5. Because students turning and talking can break up monotony, make the pace pick up, and better “chunk” content.

4. Because when a teacher voices a great discussion question -- and then takes raised hands, the teacher only holds the students accountable who have raised their hands. The rest of the class can tune out and daydream and get away with slacking off. Turn-and-talk holds ALL kids accountable.

3. Because when students turn and talk -- and the teacher listens carefully -- the teacher can correct misconceptions and mistakes right there on the spot, instead of waiting until the quiz or test next week.

2. Because a kid who is talking about content is engaged in the learning. He or she is interested. His or her brain has woken up. Endorphins from talking about their own understanding and ideas can flow.

1. Because when kids get to talk, they get to try out their ideas and words -- and they OWN those ideas and words. The talking and thinking doesn’t belong to the teacher anymore. The learning belongs to the kids! And then they UNDERSTAND THE CONTENT BETTER. It seriously makes kids actually learn better!!!!!

It seems like we don’t have 30 seconds of class time to spare. But if those thirty seconds mean that the kids better understand and retain content -- they we don’t have time to NOT turn and talk.

If you take your class discussion questions (where you often take raised hands) and turn those into turn and talks -- you might actually GAIN learning time. (Hypothesis: it takes longer to call on 5 raised hands than it does to turn and talk for thirty seconds and share out? Someone test this one for me!)

I want to challenge you to use turn-and-talks obsessively. Every day, multiple times a period.  How many times a period can you turn-and-talk? 5? 10? 15? 20? more?

The more your kids turn and talk -- the more they retain. Period.

Best. Teaching Hack. Ever.

Let me know how it goes! As always, let me know! newmantr@pcsb.org

Wednesday, October 7, 2015

Wake Up Sleeping Beauty

My five year old daughter is kind of a princess. Despite my best efforts to NOT create a Kardashian-style princess-narcissist, princesses are unavoidable in my house. They creep into my house through books, costumes, t-shirts, bags, toys, even princess soup!

I am learning to adapt to my initial dislike of princess culture. But I’m holding out on one.

I can’t stand Sleeping Beauty.

Seriously -- the girl is asleep pretty much the whole story.  Most boring -- and useless -- princess ever.

Do you ever feel like your students are kind of like sleeping beauties (minus the whole prince thing)?

Like they’re the title and the point of the whole thing (the “thing” being school) -- but that they’re asleep or not engaged half the time?

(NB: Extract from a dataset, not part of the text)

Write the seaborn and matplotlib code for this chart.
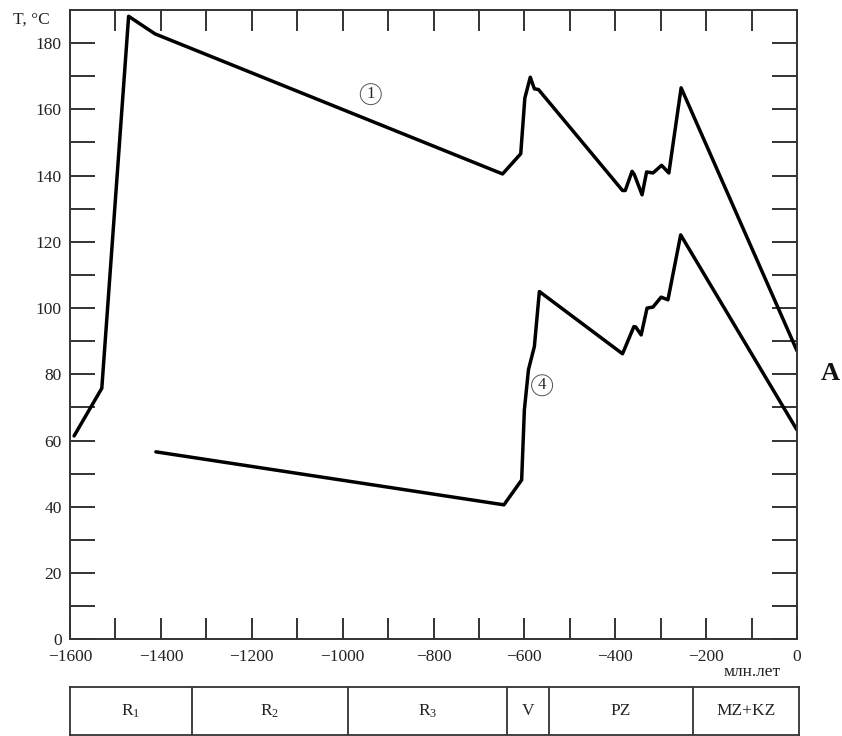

Well, take away the icky kissing metaphor and let’s come up with a solid instructional plan to wake the princesses (and princes) in our classes. Sometimes we need kids to physically, actually wake up, and sometimes we need them to wake up their brains and get engaged in their learning.

If you’ve been spending time with your Marzano Framework (always some light reading before bedtime, right?) you may have noticed Design Question 5 -- which is all about engagement.

Marzano himself says that “Nobody has students engaged all the time”, which, at first, I thought was kind of weird. But then I thought about myself-as-a-student, how even in a GREAT training, my mind sometimes wanders or I try to jump ahead in the training or jump back or make a connection that isn’t necessarily related or think of my to-do list or.....

What makes a class engaging is the ability to bring me back to engagement when I mentally wander. Or, really, Marzano Element #24 which says “Noticing when students are not engaged”.

But once you notice . . . what the heck do you do to keep ‘em or bring ‘em back?

Marzano, of course, has a list (Elements #24-32). Let’s look at my three favorites...
  1. 1. Lively Pace Element #28: I know, I know,  I am a caffeinated teacher. I know that it takes a lot of energy to do what we do. But a class that moves too slowly or too fast-paced will lose a lot of kids. How can you tell that your class is moving at a “lively” pace? You have multiple activities in a class period, your students are moving through them with minimal “what are we doing again?” moments, the kids are “with you” and not dozing off from snail speed nor unable to keep up. And you are adapting your pace to the needs of your class.
Check with your lesson today. What kind of speed is it? Are you keeping it hoppin’? Moving at warp speed? How can you adjust to meet the needs of your students?

  1. Movement Element #27: I hate sitting down all day. It’s tough on me -- and I’m not hyperactive (or regular) kid. Find a way to get your kids to move -- whether they do a gallery walk or just take a stand-and-stretch break, get your kids up twice during a traditional class period (three times or more during block). There are instructional uses (like four-corners or dramatic interpretation of history content) or just getting up to get materials or turn something in. Get your kids out of their seats (in a controlled manner) and your kids will wake up and learn more. I promise.
Again, keep an eye on your own classes today. Do your students get up? How many times? For how long? How is their engagement before they move? How about after? What do you notice about your own class?

3. Enthusiasm: The third of my favorite ways to increase engagement is Element #29: Demonstrate intensity and enthusiasm. Seriously. This one is one of my favorites -- act like you like what you do and what you teach and the kids might pay attention. Confession time -- when I taught US History, my least favorite unit was the Colonial unit. Ugh --  I just found the colonies boring. So do you know what I did? I wore a complete Colonial Lady costume and served tea (to set the stage of colonial culture before the Boston Tea Party and all that). You fake it (the enthusiasm) until you make it (you actually FEEL enthusiastic).
Again -- check your own classes today. How much enthusiasm do you have today? Is it contagious enthusiasm -- meaning, are your kids picking up the intensity that you’re putting out in class? Are they catching some of that enthusiasm from you? How can you demonstrate that enthusiasm?

Check your classes today! How is your student engagement? Are you noticing when kids lose engagement? How can you MANAGE your student engagement?